— start Listed records —
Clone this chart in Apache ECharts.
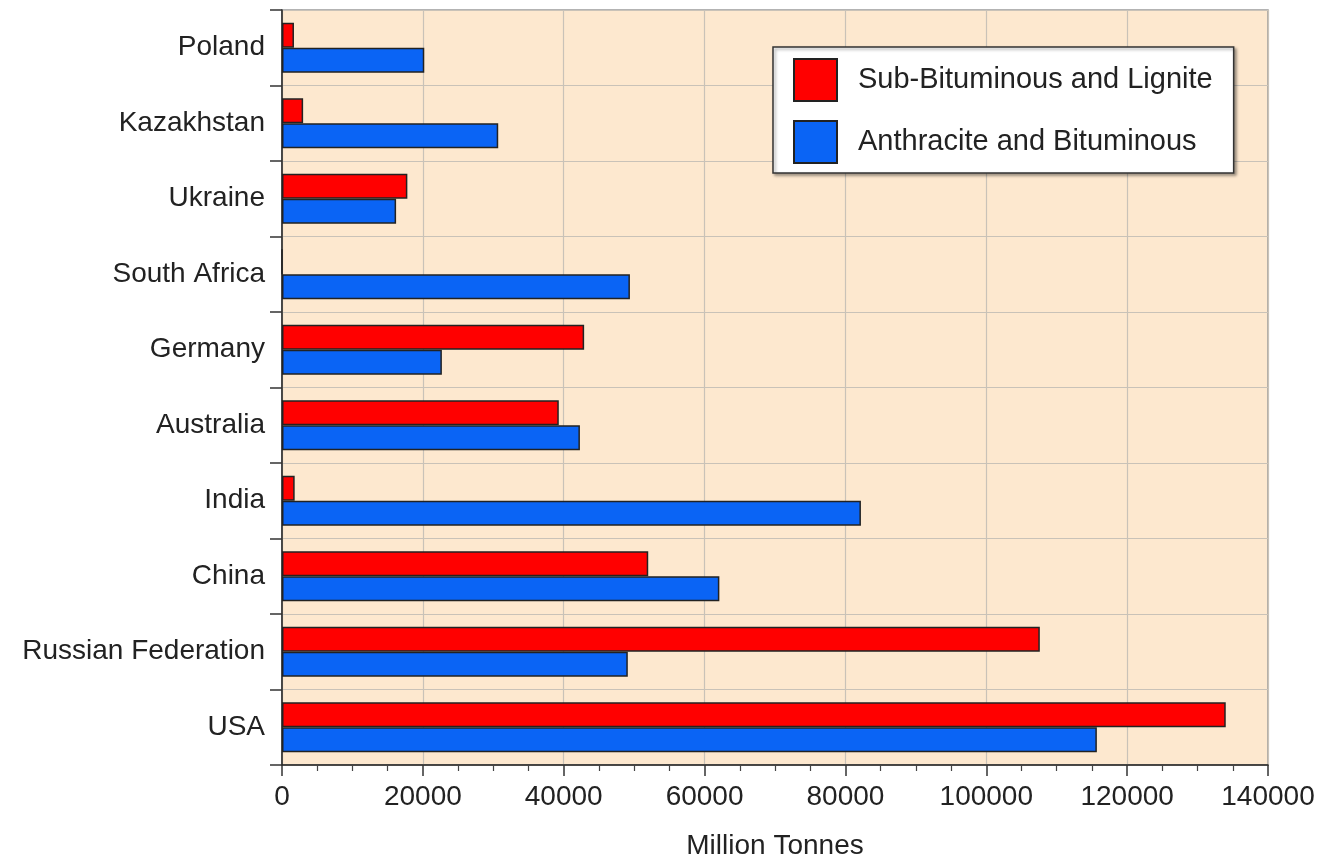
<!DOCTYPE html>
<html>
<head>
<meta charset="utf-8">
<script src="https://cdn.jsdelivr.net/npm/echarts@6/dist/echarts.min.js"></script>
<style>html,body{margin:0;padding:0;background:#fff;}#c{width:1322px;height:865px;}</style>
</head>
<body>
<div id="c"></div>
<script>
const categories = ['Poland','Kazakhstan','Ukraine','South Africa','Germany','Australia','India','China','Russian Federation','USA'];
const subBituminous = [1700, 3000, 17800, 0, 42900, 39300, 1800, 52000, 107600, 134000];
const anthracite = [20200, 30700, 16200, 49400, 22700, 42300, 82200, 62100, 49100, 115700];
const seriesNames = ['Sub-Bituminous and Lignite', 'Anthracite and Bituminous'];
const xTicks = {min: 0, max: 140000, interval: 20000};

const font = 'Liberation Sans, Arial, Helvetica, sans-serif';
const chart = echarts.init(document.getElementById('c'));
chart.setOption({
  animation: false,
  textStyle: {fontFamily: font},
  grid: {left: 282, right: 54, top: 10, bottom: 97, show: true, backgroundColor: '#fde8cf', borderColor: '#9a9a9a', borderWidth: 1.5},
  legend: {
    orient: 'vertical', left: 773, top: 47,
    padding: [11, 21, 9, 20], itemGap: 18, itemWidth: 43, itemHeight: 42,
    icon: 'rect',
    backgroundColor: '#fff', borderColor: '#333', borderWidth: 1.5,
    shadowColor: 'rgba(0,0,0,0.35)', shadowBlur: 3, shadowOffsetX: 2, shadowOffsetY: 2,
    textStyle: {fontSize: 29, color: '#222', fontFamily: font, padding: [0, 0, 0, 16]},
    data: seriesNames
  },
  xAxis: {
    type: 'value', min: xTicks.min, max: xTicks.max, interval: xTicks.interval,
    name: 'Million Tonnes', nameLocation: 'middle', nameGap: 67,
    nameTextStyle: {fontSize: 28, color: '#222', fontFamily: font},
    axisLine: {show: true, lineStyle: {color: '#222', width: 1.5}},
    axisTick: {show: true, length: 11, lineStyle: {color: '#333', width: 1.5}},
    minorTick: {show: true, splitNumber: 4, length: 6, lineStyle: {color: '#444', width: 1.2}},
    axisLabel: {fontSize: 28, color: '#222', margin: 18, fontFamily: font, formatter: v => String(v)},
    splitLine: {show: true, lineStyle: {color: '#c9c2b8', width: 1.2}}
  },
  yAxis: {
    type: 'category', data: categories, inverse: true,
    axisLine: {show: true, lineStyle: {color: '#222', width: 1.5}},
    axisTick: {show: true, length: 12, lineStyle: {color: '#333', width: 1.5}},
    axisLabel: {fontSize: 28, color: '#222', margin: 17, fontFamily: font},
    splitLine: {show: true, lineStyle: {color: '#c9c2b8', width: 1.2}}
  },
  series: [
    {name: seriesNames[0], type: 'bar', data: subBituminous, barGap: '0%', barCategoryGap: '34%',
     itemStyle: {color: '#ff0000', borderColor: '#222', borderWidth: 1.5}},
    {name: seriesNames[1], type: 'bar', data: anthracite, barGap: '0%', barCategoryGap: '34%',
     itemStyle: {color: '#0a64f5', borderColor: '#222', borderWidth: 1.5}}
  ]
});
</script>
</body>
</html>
— end Listed records —
— start Listed records —
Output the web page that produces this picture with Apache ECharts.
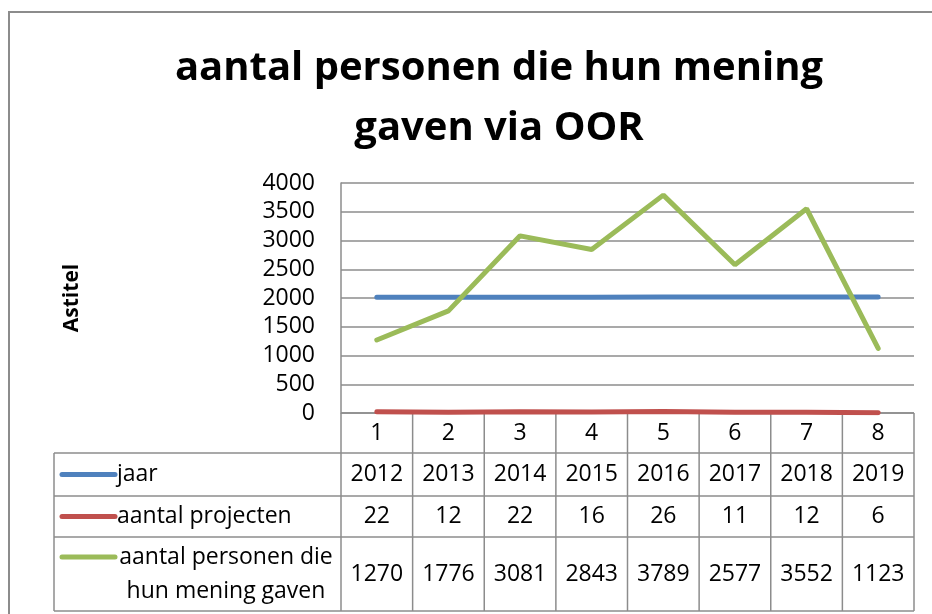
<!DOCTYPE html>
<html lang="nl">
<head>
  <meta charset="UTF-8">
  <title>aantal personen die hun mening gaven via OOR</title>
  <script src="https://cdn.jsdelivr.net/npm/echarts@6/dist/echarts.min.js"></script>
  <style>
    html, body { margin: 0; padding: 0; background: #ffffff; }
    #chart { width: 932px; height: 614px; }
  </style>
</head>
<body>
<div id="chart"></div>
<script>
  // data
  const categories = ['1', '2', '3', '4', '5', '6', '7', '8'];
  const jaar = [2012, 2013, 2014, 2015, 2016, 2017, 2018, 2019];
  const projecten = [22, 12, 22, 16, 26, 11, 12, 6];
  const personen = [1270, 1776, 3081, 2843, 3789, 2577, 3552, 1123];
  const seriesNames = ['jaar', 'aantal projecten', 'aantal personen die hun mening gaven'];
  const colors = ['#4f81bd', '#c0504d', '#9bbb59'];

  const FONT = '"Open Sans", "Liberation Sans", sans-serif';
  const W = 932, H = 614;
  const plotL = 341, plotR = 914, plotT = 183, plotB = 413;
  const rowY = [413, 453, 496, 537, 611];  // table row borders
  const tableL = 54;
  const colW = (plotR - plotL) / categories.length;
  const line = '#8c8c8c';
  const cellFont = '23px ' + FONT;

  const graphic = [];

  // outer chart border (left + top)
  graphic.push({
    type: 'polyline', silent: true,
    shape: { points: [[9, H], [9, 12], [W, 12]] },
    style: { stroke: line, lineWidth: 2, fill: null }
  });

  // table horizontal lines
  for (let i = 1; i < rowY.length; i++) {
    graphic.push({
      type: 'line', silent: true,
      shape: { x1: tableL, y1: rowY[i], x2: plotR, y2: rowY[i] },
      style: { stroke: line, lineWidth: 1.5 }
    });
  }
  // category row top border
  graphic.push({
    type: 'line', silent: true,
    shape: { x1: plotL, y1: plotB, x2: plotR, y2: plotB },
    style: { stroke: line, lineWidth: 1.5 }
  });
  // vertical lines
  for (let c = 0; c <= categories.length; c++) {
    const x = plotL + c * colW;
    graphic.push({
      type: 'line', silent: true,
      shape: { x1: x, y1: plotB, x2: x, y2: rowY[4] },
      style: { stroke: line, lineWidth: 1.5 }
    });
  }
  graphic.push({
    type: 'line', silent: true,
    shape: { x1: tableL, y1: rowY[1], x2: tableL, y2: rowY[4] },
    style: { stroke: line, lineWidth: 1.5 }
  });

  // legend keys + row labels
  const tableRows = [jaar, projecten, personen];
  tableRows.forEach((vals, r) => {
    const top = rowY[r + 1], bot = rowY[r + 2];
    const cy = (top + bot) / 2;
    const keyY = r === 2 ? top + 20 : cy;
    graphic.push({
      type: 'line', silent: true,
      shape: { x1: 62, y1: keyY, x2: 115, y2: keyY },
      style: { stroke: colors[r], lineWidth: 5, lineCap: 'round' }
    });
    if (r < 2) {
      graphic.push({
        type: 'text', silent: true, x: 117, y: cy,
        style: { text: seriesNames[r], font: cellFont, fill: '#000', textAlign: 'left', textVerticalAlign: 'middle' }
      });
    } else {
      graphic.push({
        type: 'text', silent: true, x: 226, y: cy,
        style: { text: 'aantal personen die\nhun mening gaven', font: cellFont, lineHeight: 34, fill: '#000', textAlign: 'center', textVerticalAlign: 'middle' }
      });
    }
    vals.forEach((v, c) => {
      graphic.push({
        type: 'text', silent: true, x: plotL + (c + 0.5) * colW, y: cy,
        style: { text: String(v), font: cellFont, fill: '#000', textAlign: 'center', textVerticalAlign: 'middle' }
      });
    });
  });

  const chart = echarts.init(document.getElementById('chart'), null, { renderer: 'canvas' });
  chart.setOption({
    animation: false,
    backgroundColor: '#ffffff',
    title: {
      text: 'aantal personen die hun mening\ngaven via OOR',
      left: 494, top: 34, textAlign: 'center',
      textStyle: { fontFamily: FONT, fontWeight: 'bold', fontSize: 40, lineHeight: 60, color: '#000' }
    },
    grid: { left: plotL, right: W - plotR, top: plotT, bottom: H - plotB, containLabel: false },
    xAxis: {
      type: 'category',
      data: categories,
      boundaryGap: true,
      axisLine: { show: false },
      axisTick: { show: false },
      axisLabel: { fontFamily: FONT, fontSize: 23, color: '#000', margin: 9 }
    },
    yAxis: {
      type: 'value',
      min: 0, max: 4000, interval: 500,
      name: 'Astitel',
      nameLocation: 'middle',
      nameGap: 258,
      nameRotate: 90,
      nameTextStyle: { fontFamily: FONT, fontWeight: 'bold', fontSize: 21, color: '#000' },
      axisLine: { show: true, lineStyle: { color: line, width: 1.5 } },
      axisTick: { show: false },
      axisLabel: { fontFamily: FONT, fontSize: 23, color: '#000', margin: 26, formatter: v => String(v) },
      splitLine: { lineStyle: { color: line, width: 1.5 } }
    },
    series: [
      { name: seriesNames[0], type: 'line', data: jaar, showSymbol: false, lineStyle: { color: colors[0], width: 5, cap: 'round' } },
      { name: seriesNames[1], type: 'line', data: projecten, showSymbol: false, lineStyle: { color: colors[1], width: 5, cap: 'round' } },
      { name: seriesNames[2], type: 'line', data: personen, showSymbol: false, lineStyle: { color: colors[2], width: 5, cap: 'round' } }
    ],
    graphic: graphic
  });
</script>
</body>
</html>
— end Listed records —
### [Aim of the exercise]
Make an exact copy of only the lines from the one with "Output the web" through the one with "const colors = ['#4f81bd', '#c0504d', '#9bbb59'];". Pictures don't belong in it.

### [Answer]
Output the web page that produces this picture with Apache ECharts.
<!DOCTYPE html>
<html lang="nl">
<head>
  <meta charset="UTF-8">
  <title>aantal personen die hun mening gaven via OOR</title>
  <script src="https://cdn.jsdelivr.net/npm/echarts@6/dist/echarts.min.js"></script>
  <style>
    html, body { margin: 0; padding: 0; background: #ffffff; }
    #chart { width: 932px; height: 614px; }
  </style>
</head>
<body>
<div id="chart"></div>
<script>
  // data
  const categories = ['1', '2', '3', '4', '5', '6', '7', '8'];
  const jaar = [2012, 2013, 2014, 2015, 2016, 2017, 2018, 2019];
  const projecten = [22, 12, 22, 16, 26, 11, 12, 6];
  const personen = [1270, 1776, 3081, 2843, 3789, 2577, 3552, 1123];
  const seriesNames = ['jaar', 'aantal projecten', 'aantal personen die hun mening gaven'];
  const colors = ['#4f81bd', '#c0504d', '#9bbb59'];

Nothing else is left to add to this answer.